Codlea / Zeiden
The bell tower dominates the fortified church in Codlea. Its walls reach a thickness of 5m after having undergone several construction phases. The church was built during the 13th century and was transformed into a Gothic single-nave church two centuries later. The first Ottoman invasion convinced the villagers of the necessity of a good defensive system. Thus an 8m high and 2m thick defence wall equipped with embrasure and machicolation surrounded the church. Granaries were also constructed in its interior, and so not only the lives of the residents were protected, but also their goods.
The interior of the church is dominated by the painted panelled ceiling, which was constructed at the beginning of the 18th century and consists of 252 panels.
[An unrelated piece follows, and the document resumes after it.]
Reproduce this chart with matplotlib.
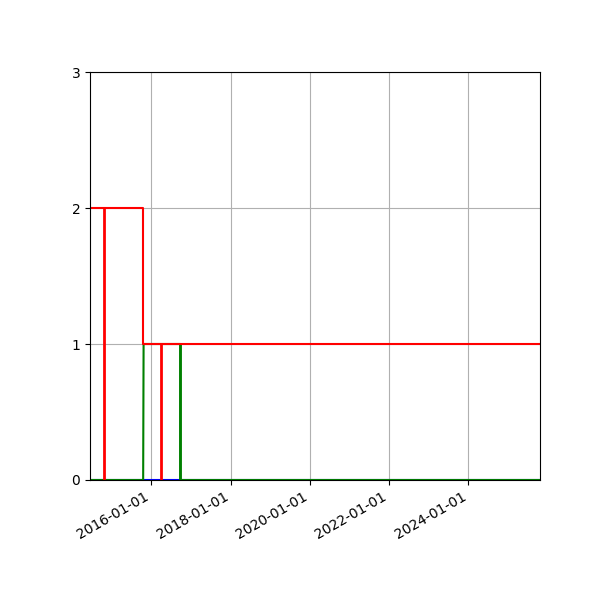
import matplotlib
matplotlib.use("Agg")
import matplotlib.pyplot as plt
import matplotlib.dates as mdates
import numpy as np

# series data (dates)
start = np.datetime64("2014-06-15")
end = np.datetime64("2025-10-23")

blue_dates = [start, end]
blue_values = [0, 0]

green_dates = [start, np.datetime64("2015-10-18"), np.datetime64("2015-10-22"),
               np.datetime64("2016-09-25"), np.datetime64("2016-09-25"), end]
green_values = [0, 0, 1, 1, 0, 0]

red_dates = [start, np.datetime64("2015-10-20"), np.datetime64("2015-10-20"), end]
red_values = [2, 2, 1, 1]

# single events marked as vertical bars
red_event_dates = [np.datetime64("2014-10-22"), np.datetime64("2016-03-31")]
red_event_heights = [2, 1]
green_event_dates = [np.datetime64("2016-09-25")]
green_event_heights = [1]

fig, ax = plt.subplots(figsize=(6, 6), dpi=100)
fig.subplots_adjust(left=0.15, right=0.9, top=0.88, bottom=0.2)

ax.plot(blue_dates, blue_values, color="blue")
ax.plot(green_dates, green_values, color="green")
ax.vlines(green_event_dates, 0, green_event_heights, color="green", linewidth=2)
ax.plot(red_dates, red_values, color="red")
ax.vlines(red_event_dates, 0, red_event_heights, color="red", linewidth=2)

ax.set_xlim(start, end)
ax.set_ylim(0, 3)
ax.set_yticks([0, 1, 2, 3])
ax.xaxis.set_major_locator(mdates.YearLocator(2))
ax.xaxis.set_major_formatter(mdates.DateFormatter("%Y-%m-%d"))
ax.grid(True)
for label in ax.get_xticklabels():
    label.set_rotation(30)
    label.set_ha("right")

fig.savefig("out.png")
Also impressive is the 1783 organ, one of the most valuable instruments in Transylvania built by the craftsman Prause of Silenzia and decorated by the artist Oelhan.
Place and surroundings
From the newly refurbished square in Codlea one can admire the fortified church and picture its centuries-old history. One can try to imagine how this picturesque appearance might look 400 years ago, when Prince Gabriel Báthory besieged the castle. He promised at that time to spare the lives of the inhabitants and the warriors who came for helping from Braşov, if they would voluntarily surrender. However he never kept his promise. The defenders of the fortification were killed and the castle was occupied.
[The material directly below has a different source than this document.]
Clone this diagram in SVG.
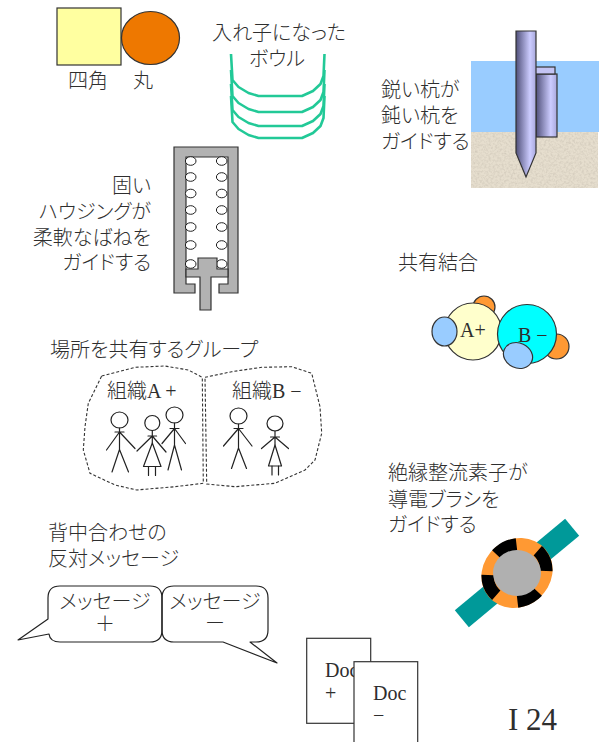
<svg xmlns="http://www.w3.org/2000/svg" width="599" height="742" viewBox="0 0 599 742">
  <style>
    .t { font-family: "Liberation Serif", "Noto Sans CJK JP", serif; font-size: 20px; fill: #2e2e2e; font-weight: 300; font-feature-settings: "palt"; }
    .big { font-size: 31px; }
    .ln { fill: none; stroke: #222; stroke-width: 1.2; stroke-linecap: round; stroke-linejoin: round; }
    .head { fill: #fff; stroke: #222; stroke-width: 1.2; }
    .dash { fill: none; stroke: #333; stroke-width: 1.1; stroke-dasharray: 3 2; }
    .bowl { fill: none; stroke: #22c997; stroke-width: 2.6; stroke-linejoin: round; }
    .spring { fill: #fff; stroke: #222; stroke-width: 1; }
    .edge { stroke: #333; stroke-width: 1.2; }
  </style>
  <defs>
    <linearGradient id="steel" x1="0" y1="0" x2="1" y2="0">
      <stop offset="0" stop-color="#50507a"/>
      <stop offset="0.7" stop-color="#ccccff"/>
      <stop offset="1" stop-color="#a8a8dc"/>
    </linearGradient>
    <filter id="grain" x="0" y="0" width="100%" height="100%">
      <feTurbulence type="fractalNoise" baseFrequency="0.45" numOctaves="3" seed="7"/>
      <feColorMatrix type="matrix" values="0 0 0 0 0.55  0 0 0 0 0.5  0 0 0 0 0.42  1.1 0 0 0 -0.42"/>
      <feComposite in2="SourceGraphic" operator="in"/>
    </filter>
    <polyline id="bowlShape" class="bowl" points="231,54 232.5,80 238.5,87 248.5,93 258.5,96 302,96 313,91 320.5,84 323.5,76 324.5,54"/>
  </defs>

  <rect width="599" height="742" fill="#fff"/>

  <!-- square and circle -->
  <g id="square">
    <rect x="57" y="8" width="64" height="57" fill="#ffffa0" class="edge"/>
    <text class="t" x="68" y="88">四角</text>
  </g>
  <g id="circle">
    <ellipse cx="150.5" cy="38" rx="29" ry="26.5" fill="#ee7800" class="edge"/>
    <text class="t" x="133" y="88">丸</text>
  </g>

  <!-- nested bowls -->
  <g id="bowls">
    <text class="t" x="279" y="40" text-anchor="middle">入れ子になった</text>
    <text class="t" x="277" y="66" text-anchor="middle">ボウル</text>
    <use href="#bowlShape"/>
    <use href="#bowlShape" transform="translate(0,16)"/>
    <use href="#bowlShape" transform="translate(0,30)"/>
    <use href="#bowlShape" transform="translate(0,42)"/>
  </g>

  <!-- stakes in water and sand -->
  <g id="stakes">
    <rect x="471" y="61" width="128" height="71" fill="#99ccff"/>
    <rect x="471" y="132" width="127" height="56" fill="#e6dece"/>
    <rect x="471" y="132" width="127" height="56" fill="#e6dece" filter="url(#grain)"/>
    <rect x="536" y="74" width="21" height="63" fill="url(#steel)" class="edge"/>
    <rect x="535" y="67" width="20" height="7" fill="#c4c4f4" class="edge"/>
    <path d="M516,31 H536 V153 L526,177 L516,153 Z" fill="url(#steel)" class="edge"/>
    <text class="t" x="381" y="97">鋭い杭が</text>
    <text class="t" x="381" y="123">鈍い杭を</text>
    <text class="t" x="381" y="149">ガイドする</text>
  </g>

  <!-- housing with spring -->
  <g id="housing">
    <text class="t" x="151" y="193" text-anchor="end">固い</text>
    <text class="t" x="151" y="218.5" text-anchor="end">ハウジングが</text>
    <text class="t" x="151" y="244.5" text-anchor="end">柔軟なばねを</text>
    <text class="t" x="151" y="269.5" text-anchor="end">ガイドする</text>
    <path d="M174,147 H238 V293 H219 V284 H228 V157 H186 V284 H195 V293 H174 Z" fill="#b2b2b2" class="edge"/>
    <g class="spring">
      <ellipse cx="190.7" cy="161" rx="5.3" ry="4.3"/><ellipse cx="221.7" cy="161" rx="5.3" ry="4.3"/>
      <ellipse cx="190.7" cy="177" rx="5.3" ry="4.3"/><ellipse cx="221.7" cy="177" rx="5.3" ry="4.3"/>
      <ellipse cx="190.7" cy="193.5" rx="5.3" ry="4.3"/><ellipse cx="221.7" cy="193.5" rx="5.3" ry="4.3"/>
      <ellipse cx="190.7" cy="210" rx="5.3" ry="4.3"/><ellipse cx="221.7" cy="210" rx="5.3" ry="4.3"/>
      <ellipse cx="190.7" cy="227" rx="5.3" ry="4.3"/><ellipse cx="221.7" cy="227" rx="5.3" ry="4.3"/>
      <ellipse cx="190.7" cy="245" rx="5.3" ry="4.3"/><ellipse cx="221.7" cy="245" rx="5.3" ry="4.3"/>
      <ellipse cx="190.7" cy="264" rx="5.3" ry="4.3"/><ellipse cx="221.7" cy="264" rx="5.3" ry="4.3"/>
    </g>
    <path d="M198,258 H217 V269 H228 V277 H211 V310 H200 V277 H186 V269 H198 Z" fill="#b2b2b2" class="edge"/>
  </g>

  <!-- covalent bond -->
  <g id="covalent">
    <text class="t" x="398" y="270">共有結合</text>
    <circle cx="484" cy="307" r="11" fill="#ff9933" class="edge"/>
    <circle cx="473" cy="331.5" r="28.5" fill="#ffffcc" class="edge"/>
    <ellipse cx="444.5" cy="331.5" rx="12.5" ry="14.5" fill="#99ccff" class="edge"/>
    <text class="t" x="460" y="337">A+</text>
    <circle cx="556.5" cy="346.5" r="12.5" fill="#ff9933" class="edge"/>
    <circle cx="527" cy="334" r="29.5" fill="#00ffff" class="edge"/>
    <ellipse cx="518" cy="355.5" rx="15" ry="12.5" transform="rotate(25 518 355.5)" fill="#99ccff" class="edge"/>
    <text class="t" x="518" y="342">B −</text>
  </g>

  <!-- groups sharing a place -->
  <g id="groups">
    <text class="t" x="50" y="357">場所を共有するグループ</text>
    <polygon class="dash" points="101.7,376 135,367.3 165,366 188.3,370 202.3,377.3 203.3,483.3 175,486.7 136.7,490 115,485 90,473.3 83.3,450 85,426.7 88.3,403.3"/>
    <polygon class="dash" points="205,377.3 231.7,371.7 261.7,367.3 291.7,366.7 311.7,373.3 320,406.7 321.7,433.3 315,460 305,470 275,483.3 235,486.7 206.7,484"/>
    <text class="t" x="107" y="398">組織A +</text>
    <text class="t" x="232" y="398">組織B −</text>
    <g id="personA1">
      <ellipse class="head" cx="119.5" cy="420" rx="8.5" ry="8"/>
      <path class="ln" d="M119.5,428 V449.5 M115,432 H124 M119.5,432 L106.5,450 M119.5,432 L135,448.5 M119.5,449.5 L112,472 M119.5,449.5 L128.5,472"/>
    </g>
    <g id="personA2">
      <ellipse class="head" cx="152.3" cy="423" rx="7.5" ry="7.5"/>
      <path class="ln" d="M152.3,430.5 V443 M148,436 H156.6 M152.3,436 L137,451 M152.3,436 L166,452 M148.5,466.5 V475.5 M155.5,466.5 V475.5"/>
      <path class="ln" d="M152.3,443 L143.5,466.5 H161 Z" fill="#fff"/>
    </g>
    <g id="personA3">
      <ellipse class="head" cx="174.5" cy="415" rx="8.5" ry="8"/>
      <path class="ln" d="M174.5,423 V445 M170,428.5 H179 M174.5,428.5 L162,443.5 M174.5,428.5 L185.5,443.5 M174.5,445 L168,470 M174.5,445 L181.5,470"/>
    </g>
    <g id="personB1">
      <ellipse class="head" cx="238.5" cy="416" rx="8.5" ry="8"/>
      <path class="ln" d="M238.5,424 V448 M234,428.5 H243 M238.5,428.5 L223.5,446 M238.5,428.5 L252,446 M238.5,448 L231.5,468.5 M238.5,448 L246.5,468.5"/>
    </g>
    <g id="personB2">
      <ellipse class="head" cx="275" cy="423.5" rx="8" ry="7.5"/>
      <path class="ln" d="M275,431 V445 M270.5,437 H279.5 M275,437 L261.5,448.5 M275,437 L288.5,448.5 M272,466 V475 M278.5,466 V475"/>
      <path class="ln" d="M275,445 L268.5,466 H281.5 Z" fill="#fff"/>
    </g>
  </g>

  <!-- rectifier guiding a brush -->
  <g id="brush">
    <text class="t" x="388" y="479.5">絶縁整流素子が</text>
    <text class="t" x="388" y="506.5">導電ブラシを</text>
    <text class="t" x="388" y="531.5">ガイドする</text>
    <g transform="translate(517,573)">
      <rect x="-71.7" y="-11" width="143.4" height="22" fill="#009999" transform="rotate(-39.7)"/>
      <ellipse rx="37" ry="33.5" fill="#ff9933" transform="rotate(-40)"/>
      <ellipse rx="30.5" ry="27.5" fill="none" stroke="#000" stroke-width="12.5" pathLength="360" stroke-dasharray="45 45" stroke-dashoffset="7.5" transform="rotate(-40)"/>
      <ellipse rx="24" ry="23" fill="#b0b0b0"/>
    </g>
  </g>

  <!-- back-to-back speech bubbles -->
  <g id="messages">
    <text class="t" x="48" y="539.5">背中合わせの</text>
    <text class="t" x="48" y="565.5">反対メッセージ</text>
    <g id="msgPlus">
      <path class="ln" fill="#fff" d="M60,586 H150 Q162,586 162,598 V630 Q162,642 150,642 H60 Q50,642 49,634 L18,640 L48,619 V598 Q48,586 60,586 Z"/>
      <text class="t" x="105" y="609" text-anchor="middle">メッセージ</text>
      <text class="t" x="105" y="631" text-anchor="middle">＋</text>
    </g>
    <g id="msgMinus">
      <path class="ln" fill="#fff" d="M174,586 H256 Q268,586 268,598 V630 Q268,642 256,642 H250 L277,663 L223,642 H174 Q162,642 162,630 V598 Q162,586 174,586 Z"/>
      <text class="t" x="215" y="609" text-anchor="middle">メッセージ</text>
      <text class="t" x="215" y="631" text-anchor="middle">ー</text>
    </g>
  </g>

  <!-- documents -->
  <g id="docPlus">
    <rect x="306.7" y="638.3" width="64" height="85" fill="#fff" class="edge"/>
    <text class="t" x="325" y="677">Doc</text>
    <text class="t" x="325" y="700">+</text>
  </g>
  <g id="docMinus">
    <rect x="354" y="661.7" width="63.7" height="90" fill="#fff" class="edge"/>
    <text class="t" x="373" y="700">Doc</text>
    <text class="t" x="373" y="722">−</text>
  </g>

  <text class="t big" x="508" y="730">I 24</text>
</svg>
But soon the situation changed one more time due to an inhabitant of Codlea, named Thomas Göbel. First he tried to exit the gates with two wine pots. He was stopped and the wine was confiscated. Apparently angry he went away, but appeared shortly thereafter with other two full cans. Under laughter the wine was again confiscated. What Báthory’s soldiers did not knew, was that the wine contained sleeping powder. Therefore it was possible for the people of Codlea to reclaim fast their fortification. Göbel has been named a hero and as reward he was freed for his lifetime of paying taxes.